Skema Pemerasan Berlapis dari Balik Jeruji
Menurut Dery, dalam skenario ini setiap pelaku punya peran berbeda. Ada yang berperan sebagai polisi, ada yang menyamar sebagai provos, hingga yang mengaku sebagai atasan provos. Dengan struktur semu itu, korban dibuat panik dan percaya bahwa video intimnya benar-benar berada di tangan aparat.
“Di Lapas Kotabumi, misalnya, tersangka pertama mengaku polisi. Tersangka kedua menyamar sebagai provos yang mengaku menemukan video seks korban di ponsel. Tersangka ketiga kemudian muncul mengaku sebagai pimpinan provos. Level demi level ini membuat korban semakin takut dan akhirnya menyerahkan uang,” terang Dery.
Korban Rugi Puluhan Juta
Polisi mencatat, setidaknya ada dua korban dalam kasus ini. Kerugian yang dialami pun tak sedikit.
- Kasus di Metro: pelaku menuntut korban Rp70 juta. Hingga kini, korban sudah mengirimkan uang Rp67,8 juta.
- Kasus di Kotabumi: pelaku baru berhasil mendapatkan Rp500 ribu, namun rencana pemerasan dilakukan secara bertahap dengan nominal lebih besar.
“Bahasa yang mereka gunakan sangat meyakinkan. Korban dibuat percaya bahwa video seks mereka bisa tersebar kapan saja. Rasa malu dan takut itu dimanfaatkan untuk menguras uang korban,” ujar Dery.
Penyelidikan Rumit, Jejak Tersangka Tertuju ke Lapas
Pengungkapan kasus ini bukan perkara mudah. Tim siber Ditreskrimsus Polda Lampung melakukan profiling mendalam, hingga akhirnya jejak digital pelaku mengarah ke dalam lapas. Penyelidikan intensif dilakukan bersama pihak Kanwil Ditjenpas Lampung, hingga identitas pelaku terkuak.
“Koordinasi dengan Kanwil Ditjenpas sangat penting, karena ada indikasi keterlibatan beberapa oknum dalam meloloskan akses gawai ke dalam lapas. Dari hasil profiling, kami berhasil mengunci pelaku yang ternyata sudah berstatus napi,” kata Dery.
Ancaman Hukuman Berat
Atas perbuatannya, para tersangka dijerat dengan Undang-Undang Informasi dan Transaksi Elektronik (ITE) serta Undang-Undang Pornografi. Ancaman hukuman yang menanti tak main-main: maksimal 12 tahun penjara.

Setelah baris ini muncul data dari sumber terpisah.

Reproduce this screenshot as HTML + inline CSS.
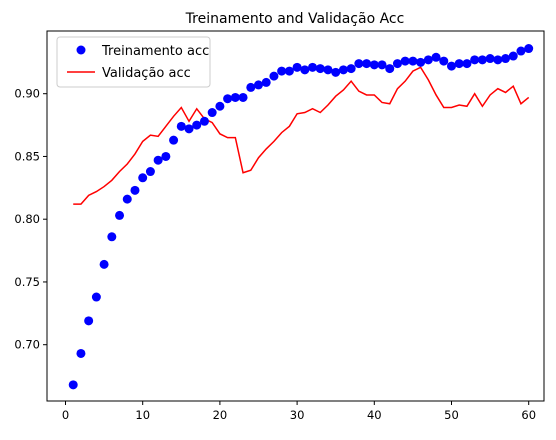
<!DOCTYPE html>
<html><head><meta charset="utf-8"><style>
body{margin:0;background:#fff}
svg text{font-family:"DejaVu Sans","Liberation Sans",sans-serif;fill:#000}
</style></head><body>
<svg id="chart" width="556" height="435" xmlns="http://www.w3.org/2000/svg">
<rect width="556" height="435" fill="#fff"/>
<text x="295" y="23" font-size="14" text-anchor="middle">Treinamento and Validação Acc</text>
<g id="marks"></g>
<rect x="47" y="31" width="497" height="370" fill="none" stroke="#000" stroke-width="1"/>
<g id="ticks"></g>
<g>
<rect x="57" y="37" width="153" height="50" rx="3" fill="#fff" fill-opacity="0.8" stroke="#ccc"/>
<circle cx="81" cy="50" r="4.5" fill="#0000ff"/>
<text x="102" y="55" font-size="13">Treinamento acc</text>
<line x1="67" y1="72" x2="95" y2="72" stroke="#ff0000" stroke-width="1.5"/>
<text x="102" y="77" font-size="13">Validação acc</text>
</g>
</svg>
<script>
const epochs = Array.from({length:60},(_,i)=>i+1);
const trainAcc = [.668,.693,.719,.738,.764,.786,.803,.816,.823,.833,.838,.847,.850,.863,.874,.872,.875,.878,.885,.890,.896,.897,.897,.905,.907,.909,.914,.918,.918,.921,.919,.921,.920,.919,.917,.919,.920,.924,.924,.923,.923,.920,.924,.926,.926,.925,.927,.929,.926,.922,.924,.924,.927,.927,.928,.927,.928,.930,.934,.936];
const valAcc = [.812,.812,.819,.822,.826,.831,.838,.844,.852,.862,.867,.866,.874,.882,.889,.878,.888,.880,.877,.868,.865,.865,.837,.839,.849,.856,.862,.869,.874,.884,.885,.888,.885,.891,.898,.903,.910,.902,.899,.899,.893,.892,.904,.910,.918,.921,.911,.899,.889,.889,.891,.890,.900,.890,.899,.904,.901,.906,.892,.897];
const xTicks = [0,10,20,30,40,50,60];
const yTicks = [0.70,0.75,0.80,0.85,0.90];
const NS="http://www.w3.org/2000/svg";
const xs = v => 65.5 + v*7.72;
const ys = v => 93.7 - (v-0.9)*1255;
const marks=document.getElementById('marks'), ticks=document.getElementById('ticks');
function mk(t,a,p){const e=document.createElementNS(NS,t);for(const k in a)e.setAttribute(k,a[k]);p.appendChild(e);return e;}
xTicks.forEach(t=>{
  const l=mk('line',{x1:xs(t),x2:xs(t),y1:401,y2:405,stroke:'#000'},ticks);
  
  
  const tx=mk('text',{x:xs(t),y:419,'font-size':11.5,'text-anchor':'middle'},ticks);tx.textContent=t;
  
  
});
yTicks.forEach(t=>{
  const l=mk('line',{x1:43,x2:47,y1:ys(t),y2:ys(t),stroke:'#000'},ticks);
  
  
  const tx=mk('text',{x:40,y:ys(t)+4,'font-size':11.5,'text-anchor':'end'},ticks);tx.textContent=t.toFixed(2);
  
  
});
const pl=mk('polyline',{points:epochs.map((e,i)=>xs(e)+','+ys(valAcc[i])).join(' '),fill:'none',stroke:'#ff0000','stroke-width':1.5},marks);


epochs.forEach((e,i)=>{
  const c=mk('circle',{cx:xs(e),cy:ys(trainAcc[i]),r:4.5,fill:'#0000ff'},marks);
  
  
});
</script>
</body></html>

Namun publik tentu bertanya: bagaimana mungkin napi bisa leluasa mengoperasikan sindikat pemerasan berteknologi tinggi dari balik jeruji? Kasus ini kembali menyoroti lemahnya pengawasan di lapas, terutama terkait peredaran ponsel dan jaringan internet ilegal di dalam penjara.
Kasus love skimming yang terungkap di Lampung ini menjadi alarm keras. Fenomena kejahatan digital tidak lagi hanya beroperasi di luar penjara, tetapi sudah menyusup ke dalam lapas yang seharusnya menjadi tempat pembinaan.
Para pelaku bukan sekadar iseng, melainkan menjalankan modus terstruktur dengan pola komunikasi yang rapi dan target yang jelas. Jika tak segera diperketat, bukan tidak mungkin lapas-lapas lain menjadi “markas” kejahatan siber yang justru semakin sulit diberantas.